Nice frocks, shame about the script
NO MATTER what I say about this film, curiosity is bound to get the better of you. Rubbernecking at accidents is what we all do, after all, which is an unfortunate analogy. But it hasn’t stopped a number of critics calling this movie a car crash.
There have, in fact, been a number of films about Princess Di, but as they’ve been confined to the True Life channel or the discount bucket at Blockbusters, no one bats an eyelid. No one except actress Catherine Oxenberg, who did rather well in Diana and Charles: Unhappily Ever After, and landed a part in Dynasty.
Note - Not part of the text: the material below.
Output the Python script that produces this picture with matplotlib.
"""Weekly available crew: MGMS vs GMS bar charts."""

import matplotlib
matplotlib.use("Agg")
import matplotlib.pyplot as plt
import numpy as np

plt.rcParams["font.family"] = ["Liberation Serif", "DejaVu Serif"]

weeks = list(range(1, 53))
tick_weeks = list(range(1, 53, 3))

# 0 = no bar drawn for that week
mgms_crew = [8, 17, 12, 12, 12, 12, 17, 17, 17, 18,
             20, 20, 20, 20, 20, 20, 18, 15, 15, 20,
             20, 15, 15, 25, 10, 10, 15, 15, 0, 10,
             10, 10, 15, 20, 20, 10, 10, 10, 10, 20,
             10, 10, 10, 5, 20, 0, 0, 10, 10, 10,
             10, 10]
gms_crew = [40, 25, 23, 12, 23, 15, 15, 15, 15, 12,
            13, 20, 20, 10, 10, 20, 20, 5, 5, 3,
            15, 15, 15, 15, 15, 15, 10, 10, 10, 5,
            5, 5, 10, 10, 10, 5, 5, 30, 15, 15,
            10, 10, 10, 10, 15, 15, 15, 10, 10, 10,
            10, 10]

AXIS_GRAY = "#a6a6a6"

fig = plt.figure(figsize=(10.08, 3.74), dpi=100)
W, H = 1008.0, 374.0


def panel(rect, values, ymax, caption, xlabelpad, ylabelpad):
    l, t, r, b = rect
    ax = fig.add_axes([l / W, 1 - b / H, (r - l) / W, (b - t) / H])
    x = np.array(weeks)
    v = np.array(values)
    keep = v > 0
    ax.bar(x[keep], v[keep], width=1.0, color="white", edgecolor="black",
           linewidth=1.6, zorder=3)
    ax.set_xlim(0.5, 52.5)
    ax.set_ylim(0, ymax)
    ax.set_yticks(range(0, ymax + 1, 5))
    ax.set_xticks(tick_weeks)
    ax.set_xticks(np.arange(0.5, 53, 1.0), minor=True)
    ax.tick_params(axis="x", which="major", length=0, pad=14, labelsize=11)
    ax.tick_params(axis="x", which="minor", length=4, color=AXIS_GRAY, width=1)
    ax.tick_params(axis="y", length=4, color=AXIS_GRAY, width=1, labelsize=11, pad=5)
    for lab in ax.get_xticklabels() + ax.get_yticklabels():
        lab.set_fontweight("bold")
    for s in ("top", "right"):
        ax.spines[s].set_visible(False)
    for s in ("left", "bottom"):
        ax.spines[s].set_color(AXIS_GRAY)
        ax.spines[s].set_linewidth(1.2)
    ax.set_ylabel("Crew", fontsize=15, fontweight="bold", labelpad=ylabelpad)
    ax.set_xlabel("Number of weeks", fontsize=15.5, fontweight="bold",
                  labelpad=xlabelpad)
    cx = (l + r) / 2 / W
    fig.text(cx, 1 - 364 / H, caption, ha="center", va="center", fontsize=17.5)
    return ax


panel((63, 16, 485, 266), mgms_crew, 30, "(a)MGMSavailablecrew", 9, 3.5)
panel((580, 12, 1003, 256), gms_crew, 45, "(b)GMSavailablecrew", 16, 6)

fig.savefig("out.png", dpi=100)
Oscar-nominated for The Impossible last year, Naomi Watts did not need to play a royal to kick-start her career. But I imagine she’s now questioning why she did. Perhaps Helen Mirren’s success as The Queen spurred her on. But no matter how good Watts is as Diana — and in many scenes she is convincing — the film lacks the content and smartly-crafted script that supported Dame Helen. In a desperate attempt to offend no one (except Pakistani heart surgeon Dr Hasnat Khan, who refused to collaborate with the production) the film has not only steered away from featuring the key people in Diana’s life (ex-husband, children). Based on Kate Snell’s book, Diana: Her Last Love, it focuses on a conjured version of her relationship with Khan (Naveen Andrews from Lost), followed by another with Dodi Al Fayed, which evidently would have been far less significant had it not been for the tragic outcome. Dodi was just a way of making Hasnat jealous, or so the film implies, which I assume Mohammed Al Fayed won’t be best pleased about.
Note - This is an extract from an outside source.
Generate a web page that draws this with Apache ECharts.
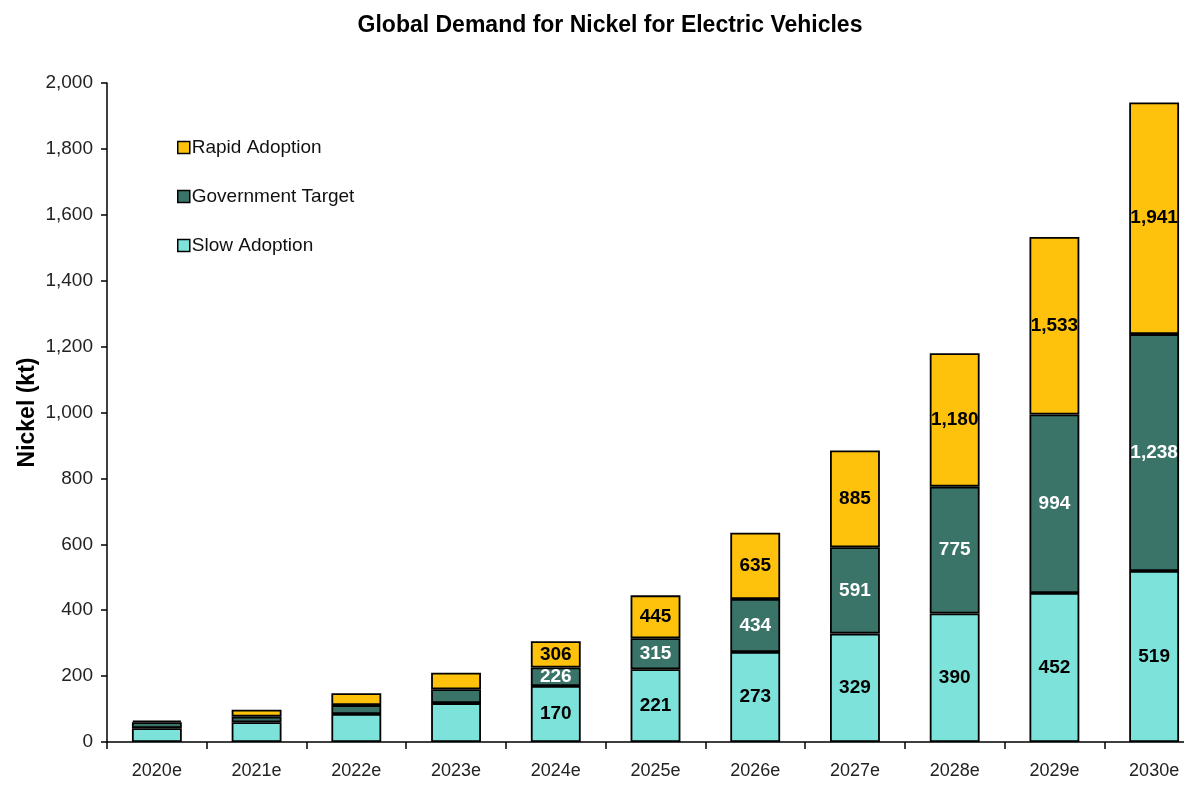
<!DOCTYPE html>
<html>
<head>
<meta charset="utf-8">
<script src="https://cdn.jsdelivr.net/npm/echarts@6/dist/echarts.min.js"></script>
<style>
  html, body { margin: 0; padding: 0; background: #fff; overflow: hidden; }
  /* plot runs past the right edge of the window, as in the reference */
  #container { width: 1204px; height: 787px; }
</style>
</head>
<body>
<div id="container"></div>
<script>
// categories and cumulative values (kt) as labelled on the chart
var years = ['2020e', '2021e', '2022e', '2023e', '2024e', '2025e', '2026e', '2027e', '2028e', '2029e', '2030e'];
var slowAdoption = [42, 60, 85, 118, 170, 221, 273, 329, 390, 452, 519];
var governmentTarget = [60, 77, 112, 160, 226, 315, 434, 591, 775, 994, 1238];
var rapidAdoption = [65, 98, 148, 210, 306, 445, 635, 885, 1180, 1533, 1941];
var yTicks = [0, 200, 400, 600, 800, 1000, 1200, 1400, 1600, 1800, 2000];

var firstLabelled = 4; // labels only from 2024e

var dom = document.getElementById('container');
var myChart = echarts.init(dom, null, { renderer: 'canvas' });

function fmt(v) {
  return v.toString().replace(/\B(?=(\d{3})+(?!\d))/g, ',');
}

// stacked segments = difference between the cumulative series
function seg(top, bottom) {
  return top.map(function (v, i) {
    return { value: bottom ? v - bottom[i] : v, total: v };
  });
}

function labelFor(color) {
  return {
    show: true,
    position: 'inside',
    color: color,
    fontFamily: 'Liberation Sans, Arial',
    fontWeight: 'bold',
    fontSize: 19,
    formatter: function (p) {
      return p.dataIndex >= firstLabelled ? fmt(p.data.total) : '';
    }
  };
}

var barStyle = { borderColor: '#000', borderWidth: 1.8 };

var option = {
  backgroundColor: '#fff',
  animation: false,
  title: {
    text: 'Global Demand for Nickel for Electric Vehicles',
    left: 605,
    textAlign: 'center',
    top: 9,
    textStyle: {
      fontFamily: 'Liberation Sans, Arial',
      fontWeight: 'bold',
      fontSize: 23,
      color: '#000'
    }
  },
  legend: {
    orient: 'vertical',
    left: 172,
    top: 133,
    itemGap: 30,
    itemWidth: 12,
    itemHeight: 12,
    icon: 'rect',
    data: ['Rapid Adoption', 'Government Target', 'Slow Adoption'],
    textStyle: { fontFamily: 'Liberation Sans, Arial', fontSize: 19, color: '#111', padding: [0, 0, 0, -3] },
    itemStyle: { borderColor: '#000', borderWidth: 1.5 }
  },
  grid: {
    left: 107,
    top: 83,
    right: 0,
    bottom: 45,
    containLabel: false
  },
  xAxis: {
    type: 'category',
    data: years,
    axisLine: { lineStyle: { color: '#000', width: 1.5 } },
    axisTick: { show: true, length: 7, lineStyle: { color: '#000', width: 1.5 } },
    axisLabel: {
      margin: 20,
      fontFamily: 'Liberation Sans, Arial',
      fontSize: 18,
      color: '#222'
    }
  },
  yAxis: {
    type: 'value',
    min: 0,
    max: 2000,
    interval: 200,
    name: 'Nickel (kt)',
    nameLocation: 'middle',
    nameGap: 68,
    nameMoveOverlap: false,
    nameRotate: 90,
    nameTextStyle: {
      fontFamily: 'Liberation Sans, Arial',
      fontWeight: 'bold',
      fontSize: 23,
      color: '#000'
    },
    splitLine: { show: false },
    axisLine: { show: true, lineStyle: { color: '#000', width: 1.5 } },
    axisTick: { show: true, length: 6, lineStyle: { color: '#000', width: 1.5 } },
    axisLabel: {
      margin: 14,
      fontFamily: 'Liberation Sans, Arial',
      fontSize: 19,
      color: '#222',
      formatter: function (v) { return yTicks.indexOf(v) >= 0 ? fmt(v) : ''; }
    }
  },
  series: [
    {
      name: 'Slow Adoption',
      type: 'bar',
      stack: 'total',
      barWidth: '50%',
      data: seg(slowAdoption),
      itemStyle: Object.assign({ color: '#7de3da' }, barStyle),
      label: labelFor('#000')
    },
    {
      name: 'Government Target',
      type: 'bar',
      stack: 'total',
      data: seg(governmentTarget, slowAdoption),
      itemStyle: Object.assign({ color: '#3a7469' }, barStyle),
      label: labelFor('#fff')
    },
    {
      name: 'Rapid Adoption',
      type: 'bar',
      stack: 'total',
      data: seg(rapidAdoption, governmentTarget),
      itemStyle: Object.assign({ color: '#fec20c' }, barStyle),
      label: labelFor('#000')
    }
  ]
};

myChart.setOption(option);

window.addEventListener('resize', function () {
  myChart.resize();
});
</script>
</body>
</html>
I think the people’s princess probably deserves a better cinematic epitaph than this, but the film is not quite as quite as bad as it’s been painted. It’s redeeming feature is seeing the dresses Jacques Azagury made for Diana being worn again by Watts. All were lovingly remade for the actress by the Jewish fashion designer and it’s a shame the same care and attention wasn’t taken with the story.